Jouons à dire les noms des endroits comme si nous étions dans le char à
l’écart du monde, comme si nous n’étions pas et qu’il n’y avait que les
endroits que nous traversons pour construire le monde. Jouons à leur donner à
ces endroits des noms qui nous font exister. (p.45)
Comme s’il tournait autour
d’un sujet à la manière d’un peintre cubiste. Hervé Bouchard virevolte autour
d’une situation, la traverse de part en part, la retourne pour faire voir une
autre dimension ou une autre réalité. Parce que ce que l’on voit n’est pas ce
que l’on voit et ce que l’on dit n’est pas toujours ce qui s’entend. Les mots
peuvent dire une chose et son contraire, créer un univers parallèle qui peut
nous avaler ou nous rejeter.
Magie
Il faut parler d’un art qui
invente un langage qui emporte tout comme un tsunami. Une voix originale,
certes, une démarche qui ne cesse d’étonner et de surprendre.
— Je reste l’écrivain des
écrivains, confiait-il au Salon du livre du Saguenay-Lac-Saint-Jean.
Peut-être, mais est-ce que
cela a de l’importance ? Les écrivains, les vrais, ceux qui se confrontent au
langage, cherchent tous une manière, une couleur, une musique singulière.
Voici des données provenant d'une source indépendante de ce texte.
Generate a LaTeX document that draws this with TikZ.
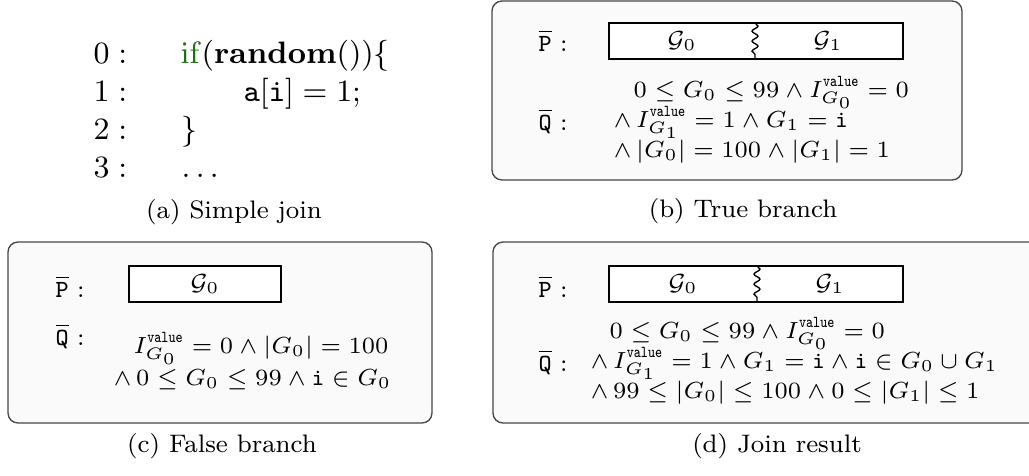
\RequirePackage{fix-cm}
\documentclass[tikz,border=0pt]{standalone}
\usepackage{amsmath,amssymb,graphicx}
\usetikzlibrary{decorations.pathmorphing}
\definecolor{kwgreen}{RGB}{30,110,20}
\definecolor{boxfill}{RGB}{250,250,250}
\definecolor{boxline}{RGB}{70,70,70}
\tikzset{
  panel/.style={draw=boxline, fill=boxfill, rounded corners=3pt, line width=0.4pt},
  pbox/.style={draw=black, fill=white, line width=0.55pt},
  squig/.style={draw=black, line width=0.4pt, decorate, decoration={snake, amplitude=0.9pt, segment length=3pt}},
  txt/.style={anchor=base west, inner sep=0pt},
  ctxt/.style={anchor=base, inner sep=0pt},
  codef/.style={font=\fontsize{9.3}{11}\selectfont},
  mathf/.style={font=\fontsize{7}{9}\selectfont},
  labf/.style={font=\fontsize{7.4}{9}\selectfont},
  capf/.style={font=\fontsize{7.6}{9}\selectfont},
}
\newcommand{\VAL}{\text{\scalebox{0.8}[1]{\ttfamily value}}}
\begin{document}
\begin{tikzpicture}[x=0.3pt,y=-0.3pt]
\useasboundingbox (0,0) rectangle (1029,475);
\clip (0,0) rectangle (1029,475);
% ---------- (a)
\node[txt,codef] (a0n) at (93,63) {$0:$};
\node[txt,codef] (a1n) at (93,101) {$1:$};
\node[txt,codef] (a2n) at (93,139) {$2:$};
\node[txt,codef] (a3n) at (93,177) {$3:$};
\node[txt,codef] (a0) at (180,63) {$\textcolor{kwgreen}{\mathrm{if}}(\mathbf{random}())\{$};
\node[txt,codef] (a1) at (243,101) {$\mathtt{a}[\mathtt{i}] = 1;$};
\node[txt,codef] (a2) at (181,139) {$\}$};
\node[txt,codef] (a3) at (181,177) {$\ldots$};
\node[ctxt,capf] (capa) at (234,218) {(a) Simple join};
% ---------- (b)
\draw[panel] (492,1) rectangle (962,180);
\node[txt,labf] (bP) at (538,51) {$\overline{\mathtt{P}}:$};
\node[txt,labf] (bQ) at (538,130) {$\overline{\mathtt{Q}}:$};
\draw[pbox] (609,23) rectangle (903,59);
\draw[squig] (755,23) -- (755,59);
\node[anchor=center,inner sep=0pt,mathf] (bG0) at (682,41) {$\mathcal{G}_0$};
\node[anchor=center,inner sep=0pt,mathf] (bG1) at (828,41) {$\mathcal{G}_1$};
\node[txt,mathf] (bq1) at (633,97) {$0 \leq G_0 \leq 99 \wedge I^{\VAL}_{G_0} = 0$};
\node[txt,mathf] (bq2) at (613,127) {$\wedge\, I^{\VAL}_{G_1} = 1 \wedge G_1 = \mathtt{i}$};
\node[txt,mathf] (bq3) at (613,157) {$\wedge\, |G_0| = 100 \wedge |G_1| = 1$};
\node[ctxt,capf] (capb) at (743,217) {(b) True branch};
% ---------- (c)
\draw[panel] (8,242) rectangle (432,423);
\node[txt,labf] (cP) at (55,297) {$\overline{\mathtt{P}}:$};
\node[txt,labf] (cQ) at (55,345) {$\overline{\mathtt{Q}}:$};
\draw[pbox] (129,266) rectangle (281,302);
\node[anchor=center,inner sep=0pt,mathf] (cG0) at (205,284) {$\mathcal{G}_0$};
\node[txt,mathf] (cq1) at (133,353) {$I^{\VAL}_{G_0} = 0 \wedge |G_0| = 100$};
\node[txt,mathf] (cq2) at (113,385) {$\wedge\, 0 \leq G_0 \leq 99 \wedge \mathtt{i} \in G_0$};
\node[ctxt,capf] (capc) at (222,452) {(c) False branch};
% ---------- (d)
\draw[panel] (493,242) rectangle (1060,423);
\node[txt,labf] (dP) at (538,297) {$\overline{\mathtt{P}}:$};
\node[txt,labf] (dQ) at (538,371) {$\overline{\mathtt{Q}}:$};
\draw[pbox] (609,266) rectangle (903,302);
\draw[squig] (757,266) -- (757,302);
\node[anchor=center,inner sep=0pt,mathf] (dG0) at (683,284) {$\mathcal{G}_0$};
\node[anchor=center,inner sep=0pt,mathf] (dG1) at (830,284) {$\mathcal{G}_1$};
\node[txt,mathf] (dq1) at (609,338) {$0 \leq G_0 \leq 99 \wedge I^{\VAL}_{G_0} = 0$};
\node[txt,mathf] (dq2) at (590,368) {$\wedge\, I^{\VAL}_{G_1} = 1 \wedge G_1 = \mathtt{i} \wedge \mathtt{i} \in G_0 \cup G_1$};
\node[txt,mathf] (dq3) at (590,398) {$\wedge\, 99 \leq |G_0| \leq 100 \wedge 0 \leq |G_1| \leq 1$};
\node[ctxt,capf] (capd) at (777,452) {(d) Join result};
\end{tikzpicture}
\end{document}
Ma Clairon se couvre les lèvres d’un vernis à la fraise. Quand elle
approche la cigarette de sa bouche, ses ongles aussi vernis en rouge lui font briller
les yeux. Ses baisers ont le goût des baisers quand on pense aux baisers et qu’on
a la bouche pleine de mots d’amour physique. Les mots d’amour physique, c’est
ceux qu’on dit dans un bain de salive claire et chaude et fruitée. (p.108)
Il est de la race des
Marie-Claire Blais qui depuis Soif ne
cesse de nous faire perdre pied dans une fresque qui atteint la dimension de
l’Amérique. Tout comme madame Blais, Hervé Bouchard me fait connaître des
moments de pure joie. C’est encore le cas avec Numéro Six. C’est peut-être moins tragique. La mort n’est plus au
cœur de l’aventure, mais le garçon apprend à aimer, à souffrir, à se faufiler
dans l’âge adulte sans trop s’écorcher. C’est humain, peut-être un peu plus
jubilatoire que les œuvres antérieures, mais c’est du Hervé Bouchard, un regard
unique et singulier.
Numéro six d’Hervé
Bouchard est paru aux Éditions Le Quartanier, 20,95 $.